- Stated exercise -
Write out the listing below without alteration, omitting its pictures.

- Data lines -
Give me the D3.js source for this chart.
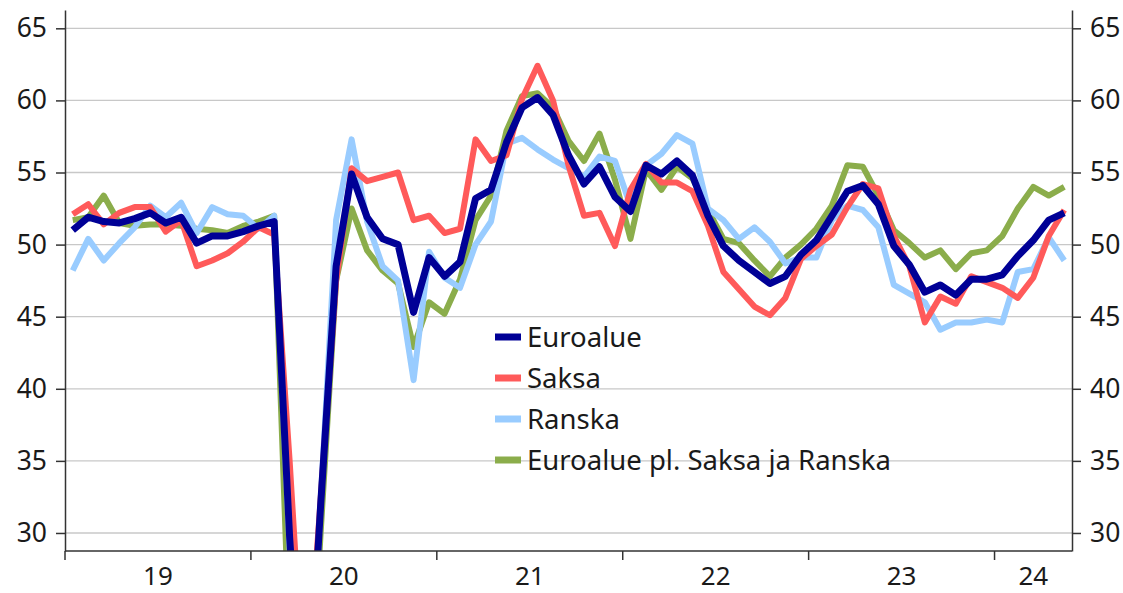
<!DOCTYPE html>
<html>
<head>
<meta charset="utf-8">
<script src="https://cdn.jsdelivr.net/npm/d3@7"></script>
<style>
  body { margin: 0; background: #fff; }
  svg text { font-family: "Noto Sans", "Open Sans", sans-serif; fill: #1a1a1a; }
</style>
</head>
<body>
<svg id="chart"></svg>
<script>
// monthly composite PMI, Jan 2019 - May 2024
const years = ["19", "20", "21", "22", "23", "24"];
const euroalue = [
  51.0, 51.9, 51.6, 51.5, 51.8, 52.2, 51.5, 51.9, 50.1, 50.6, 50.6, 50.9,
  51.3, 51.6, 29.7, 13.6, 31.9, 48.5, 54.9, 51.9, 50.4, 50.0, 45.3, 49.1,
  47.8, 48.8, 53.2, 53.8, 57.1, 59.5, 60.2, 59.0, 56.2, 54.2, 55.4, 53.3,
  52.3, 55.5, 54.9, 55.8, 54.8, 52.0, 49.9, 48.9, 48.1, 47.3, 47.8, 49.3,
  50.3, 52.0, 53.7, 54.1, 52.8, 49.9, 48.6, 46.7, 47.2, 46.5, 47.6, 47.6,
  47.9, 49.2, 50.3, 51.7, 52.2];
const saksa = [
  52.1, 52.8, 51.4, 52.2, 52.6, 52.6, 50.9, 51.7, 48.5, 48.9, 49.4, 50.2,
  51.2, 50.7, 35.0, 17.4, 32.3, 47.5, 55.3, 54.4, 54.7, 55.0, 51.7, 52.0,
  50.8, 51.1, 57.3, 55.8, 56.2, 60.1, 62.4, 60.0, 55.5, 52.0, 52.2, 49.9,
  53.8, 55.6, 54.3, 54.3, 53.7, 51.3, 48.1, 46.9, 45.7, 45.1, 46.3, 49.0,
  49.9, 50.7, 52.6, 54.2, 53.9, 50.6, 48.5, 44.6, 46.4, 45.9, 47.8, 47.4,
  47.0, 46.3, 47.7, 50.6, 52.4];
const ranska = [
  48.2, 50.4, 48.9, 50.1, 51.2, 52.7, 51.9, 52.9, 50.8, 52.6, 52.1, 52.0,
  51.1, 52.0, 28.9, 11.1, 32.1, 51.7, 57.3, 51.6, 48.5, 47.5, 40.6, 49.5,
  47.7, 47.0, 50.0, 51.6, 57.0, 57.4, 56.6, 55.9, 55.3, 54.7, 56.1, 55.8,
  52.7, 55.5, 56.3, 57.6, 57.0, 52.5, 51.7, 50.4, 51.2, 50.2, 48.7, 49.1,
  49.1, 51.7, 52.7, 52.4, 51.2, 47.2, 46.6, 46.0, 44.1, 44.6, 44.6, 44.8,
  44.6, 48.1, 48.3, 50.5, 48.9];
const euroaluePl = [
  51.7, 51.9, 53.4, 51.5, 51.3, 51.4, 51.4, 51.3, 51.1, 51.0, 50.8, 51.3,
  51.6, 52.0, 22.0, 11.0, 30.0, 47.5, 52.5, 49.6, 48.2, 47.3, 42.9, 46.0,
  45.2, 47.6, 51.7, 53.4, 57.9, 60.3, 60.5, 59.5, 57.2, 55.8, 57.7, 54.5,
  50.4, 55.2, 53.8, 55.4, 54.6, 52.4, 50.4, 50.1, 48.9, 47.8, 49.1, 50.0,
  51.1, 52.7, 55.5, 55.4, 53.4, 51.0, 50.1, 49.1, 49.6, 48.3, 49.4, 49.6,
  50.6, 52.5, 54.0, 53.4, 54.0];
const yTicks = [30, 35, 40, 45, 50, 55, 60, 65];

const series = [
  { name: "Euroalue pl. Saksa ja Ranska", values: euroaluePl, color: "#8bad4b", width: 6 },
  { name: "Ranska", values: ranska, color: "#99ccff", width: 6 },
  { name: "Saksa", values: saksa, color: "#ff5a5a", width: 6 },
  { name: "Euroalue", values: euroalue, color: "#000096", width: 7 }
];
const legendOrder = ["Euroalue", "Saksa", "Ranska", "Euroalue pl. Saksa ja Ranska"];

const width = 1123, height = 593;
const plotLeft = 65, plotRight = 1072, plotTop = 10, plotBottom = 551;

const svg = d3.select("#chart").attr("width", width).attr("height", height);

const x = d3.scaleLinear().domain([0, euroalue.length]).range([plotLeft, plotRight]);
const y = d3.scaleLinear().domain([28.75, 66.27]).range([plotBottom, plotTop]);

// gridlines
svg.append("g")
  .selectAll("line")
  .data(yTicks)
  .join("line")
  .attr("x1", plotLeft).attr("x2", plotRight)
  .attr("y1", d => y(d)).attr("y2", d => y(d))
  .attr("stroke", "#c8c8c8")
  .attr("stroke-width", 1.3);

// lines
svg.append("clipPath").attr("id", "plot")
  .append("rect")
  .attr("x", plotLeft).attr("y", plotTop)
  .attr("width", plotRight - plotLeft).attr("height", plotBottom - plotTop);

const line = d3.line()
  .x((d, i) => x(i + 0.5))
  .y(d => y(d));

svg.append("g").attr("clip-path", "url(#plot)")
  .selectAll("path")
  .data(series)
  .join("path")
  .attr("fill", "none")
  .attr("stroke", d => d.color)
  .attr("stroke-width", d => d.width)
  .attr("stroke-linejoin", "round")
  .attr("d", d => line(d.values));

// axes
const leftAxis = svg.append("g")
  .attr("transform", `translate(${plotLeft},0)`)
  .call(d3.axisLeft(y).tickValues(yTicks).tickSize(9).tickSizeOuter(0).tickPadding(9));
const rightAxis = svg.append("g")
  .attr("transform", `translate(${plotRight},0)`)
  .call(d3.axisRight(y).tickValues(yTicks).tickSize(9).tickSizeOuter(0).tickPadding(9));

[leftAxis, rightAxis].forEach(a => {
  a.select(".domain").attr("stroke", "#333").attr("stroke-width", 1.5);
  a.selectAll(".tick line").attr("stroke", "#333").attr("stroke-width", 1.5);
  a.selectAll(".tick text").attr("font-size", 26.5).attr("fill", "#1a1a1a")
    .style("font-family", '"Noto Sans", sans-serif');
});

// x axis: year boundaries
const yearStarts = years.map((d, i) => i * 12);
const xAxis = svg.append("g");
xAxis.append("line")
  .attr("x1", plotLeft).attr("x2", plotRight)
  .attr("y1", plotBottom).attr("y2", plotBottom)
  .attr("stroke", "#333").attr("stroke-width", 1.5);
xAxis.selectAll(".yt")
  .data(yearStarts)
  .join("line")
  .attr("class", "yt")
  .attr("x1", d => x(d)).attr("x2", d => x(d))
  .attr("y1", plotBottom).attr("y2", plotBottom + 9)
  .attr("stroke", "#333").attr("stroke-width", 1.5);
xAxis.selectAll("text")
  .data(years)
  .join("text")
  .attr("x", (d, i) => x((i * 12 + Math.min(i * 12 + 12, euroalue.length)) / 2))
  .attr("y", 585)
  .attr("text-anchor", "middle")
  .attr("font-size", 26)
  .text(d => d);

// legend
const legend = svg.append("g").attr("transform", "translate(495,337)");
const items = legend.selectAll("g")
  .data(legendOrder.map(n => series.find(s => s.name === n)))
  .join("g")
  .attr("transform", (d, i) => `translate(0,${i * 41})`);
items.append("line")
  .attr("x1", 0).attr("x2", 26)
  .attr("stroke", d => d.color)
  .attr("stroke-width", 7);
items.append("text")
  .attr("x", 32).attr("y", 9.5)
  .attr("font-size", 27.5)
  .text(d => d.name);
</script>
</body>
</html>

- Task solution -
Give me the D3.js source for this chart.
<!DOCTYPE html>
<html>
<head>
<meta charset="utf-8">
<script src="https://cdn.jsdelivr.net/npm/d3@7"></script>
<style>
  body { margin: 0; background: #fff; }
  svg text { font-family: "Noto Sans", "Open Sans", sans-serif; fill: #1a1a1a; }
</style>
</head>
<body>
<svg id="chart"></svg>
<script>
// monthly composite PMI, Jan 2019 - May 2024
const years = ["19", "20", "21", "22", "23", "24"];
const euroalue = [
  51.0, 51.9, 51.6, 51.5, 51.8, 52.2, 51.5, 51.9, 50.1, 50.6, 50.6, 50.9,
  51.3, 51.6, 29.7, 13.6, 31.9, 48.5, 54.9, 51.9, 50.4, 50.0, 45.3, 49.1,
  47.8, 48.8, 53.2, 53.8, 57.1, 59.5, 60.2, 59.0, 56.2, 54.2, 55.4, 53.3,
  52.3, 55.5, 54.9, 55.8, 54.8, 52.0, 49.9, 48.9, 48.1, 47.3, 47.8, 49.3,
  50.3, 52.0, 53.7, 54.1, 52.8, 49.9, 48.6, 46.7, 47.2, 46.5, 47.6, 47.6,
  47.9, 49.2, 50.3, 51.7, 52.2];
const saksa = [
  52.1, 52.8, 51.4, 52.2, 52.6, 52.6, 50.9, 51.7, 48.5, 48.9, 49.4, 50.2,
  51.2, 50.7, 35.0, 17.4, 32.3, 47.5, 55.3, 54.4, 54.7, 55.0, 51.7, 52.0,
  50.8, 51.1, 57.3, 55.8, 56.2, 60.1, 62.4, 60.0, 55.5, 52.0, 52.2, 49.9,
  53.8, 55.6, 54.3, 54.3, 53.7, 51.3, 48.1, 46.9, 45.7, 45.1, 46.3, 49.0,
  49.9, 50.7, 52.6, 54.2, 53.9, 50.6, 48.5, 44.6, 46.4, 45.9, 47.8, 47.4,
  47.0, 46.3, 47.7, 50.6, 52.4];
const ranska = [
  48.2, 50.4, 48.9, 50.1, 51.2, 52.7, 51.9, 52.9, 50.8, 52.6, 52.1, 52.0,
  51.1, 52.0, 28.9, 11.1, 32.1, 51.7, 57.3, 51.6, 48.5, 47.5, 40.6, 49.5,
  47.7, 47.0, 50.0, 51.6, 57.0, 57.4, 56.6, 55.9, 55.3, 54.7, 56.1, 55.8,
  52.7, 55.5, 56.3, 57.6, 57.0, 52.5, 51.7, 50.4, 51.2, 50.2, 48.7, 49.1,
  49.1, 51.7, 52.7, 52.4, 51.2, 47.2, 46.6, 46.0, 44.1, 44.6, 44.6, 44.8,
  44.6, 48.1, 48.3, 50.5, 48.9];
const euroaluePl = [
  51.7, 51.9, 53.4, 51.5, 51.3, 51.4, 51.4, 51.3, 51.1, 51.0, 50.8, 51.3,
  51.6, 52.0, 22.0, 11.0, 30.0, 47.5, 52.5, 49.6, 48.2, 47.3, 42.9, 46.0,
  45.2, 47.6, 51.7, 53.4, 57.9, 60.3, 60.5, 59.5, 57.2, 55.8, 57.7, 54.5,
  50.4, 55.2, 53.8, 55.4, 54.6, 52.4, 50.4, 50.1, 48.9, 47.8, 49.1, 50.0,
  51.1, 52.7, 55.5, 55.4, 53.4, 51.0, 50.1, 49.1, 49.6, 48.3, 49.4, 49.6,
  50.6, 52.5, 54.0, 53.4, 54.0];
const yTicks = [30, 35, 40, 45, 50, 55, 60, 65];

const series = [
  { name: "Euroalue pl. Saksa ja Ranska", values: euroaluePl, color: "#8bad4b", width: 6 },
  { name: "Ranska", values: ranska, color: "#99ccff", width: 6 },
  { name: "Saksa", values: saksa, color: "#ff5a5a", width: 6 },
  { name: "Euroalue", values: euroalue, color: "#000096", width: 7 }
];
const legendOrder = ["Euroalue", "Saksa", "Ranska", "Euroalue pl. Saksa ja Ranska"];

const width = 1123, height = 593;
const plotLeft = 65, plotRight = 1072, plotTop = 10, plotBottom = 551;

const svg = d3.select("#chart").attr("width", width).attr("height", height);

const x = d3.scaleLinear().domain([0, euroalue.length]).range([plotLeft, plotRight]);
const y = d3.scaleLinear().domain([28.75, 66.27]).range([plotBottom, plotTop]);

// gridlines
svg.append("g")
  .selectAll("line")
  .data(yTicks)
  .join("line")
  .attr("x1", plotLeft).attr("x2", plotRight)
  .attr("y1", d => y(d)).attr("y2", d => y(d))
  .attr("stroke", "#c8c8c8")
  .attr("stroke-width", 1.3);

// lines
svg.append("clipPath").attr("id", "plot")
  .append("rect")
  .attr("x", plotLeft).attr("y", plotTop)
  .attr("width", plotRight - plotLeft).attr("height", plotBottom - plotTop);

const line = d3.line()
  .x((d, i) => x(i + 0.5))
  .y(d => y(d));

svg.append("g").attr("clip-path", "url(#plot)")
  .selectAll("path")
  .data(series)
  .join("path")
  .attr("fill", "none")
  .attr("stroke", d => d.color)
  .attr("stroke-width", d => d.width)
  .attr("stroke-linejoin", "round")
  .attr("d", d => line(d.values));

// axes
const leftAxis = svg.append("g")
  .attr("transform", `translate(${plotLeft},0)`)
  .call(d3.axisLeft(y).tickValues(yTicks).tickSize(9).tickSizeOuter(0).tickPadding(9));
const rightAxis = svg.append("g")
  .attr("transform", `translate(${plotRight},0)`)
  .call(d3.axisRight(y).tickValues(yTicks).tickSize(9).tickSizeOuter(0).tickPadding(9));

[leftAxis, rightAxis].forEach(a => {
  a.select(".domain").attr("stroke", "#333").attr("stroke-width", 1.5);
  a.selectAll(".tick line").attr("stroke", "#333").attr("stroke-width", 1.5);
  a.selectAll(".tick text").attr("font-size", 26.5).attr("fill", "#1a1a1a")
    .style("font-family", '"Noto Sans", sans-serif');
});

// x axis: year boundaries
const yearStarts = years.map((d, i) => i * 12);
const xAxis = svg.append("g");
xAxis.append("line")
  .attr("x1", plotLeft).attr("x2", plotRight)
  .attr("y1", plotBottom).attr("y2", plotBottom)
  .attr("stroke", "#333").attr("stroke-width", 1.5);
xAxis.selectAll(".yt")
  .data(yearStarts)
  .join("line")
  .attr("class", "yt")
  .attr("x1", d => x(d)).attr("x2", d => x(d))
  .attr("y1", plotBottom).attr("y2", plotBottom + 9)
  .attr("stroke", "#333").attr("stroke-width", 1.5);
xAxis.selectAll("text")
  .data(years)
  .join("text")
  .attr("x", (d, i) => x((i * 12 + Math.min(i * 12 + 12, euroalue.length)) / 2))
  .attr("y", 585)
  .attr("text-anchor", "middle")
  .attr("font-size", 26)
  .text(d => d);

// legend
const legend = svg.append("g").attr("transform", "translate(495,337)");
const items = legend.selectAll("g")
  .data(legendOrder.map(n => series.find(s => s.name === n)))
  .join("g")
  .attr("transform", (d, i) => `translate(0,${i * 41})`);
items.append("line")
  .attr("x1", 0).attr("x2", 26)
  .attr("stroke", d => d.color)
  .attr("stroke-width", 7);
items.append("text")
  .attr("x", 32).attr("y", 9.5)
  .attr("font-size", 27.5)
  .text(d => d.name);
</script>
</body>
</html>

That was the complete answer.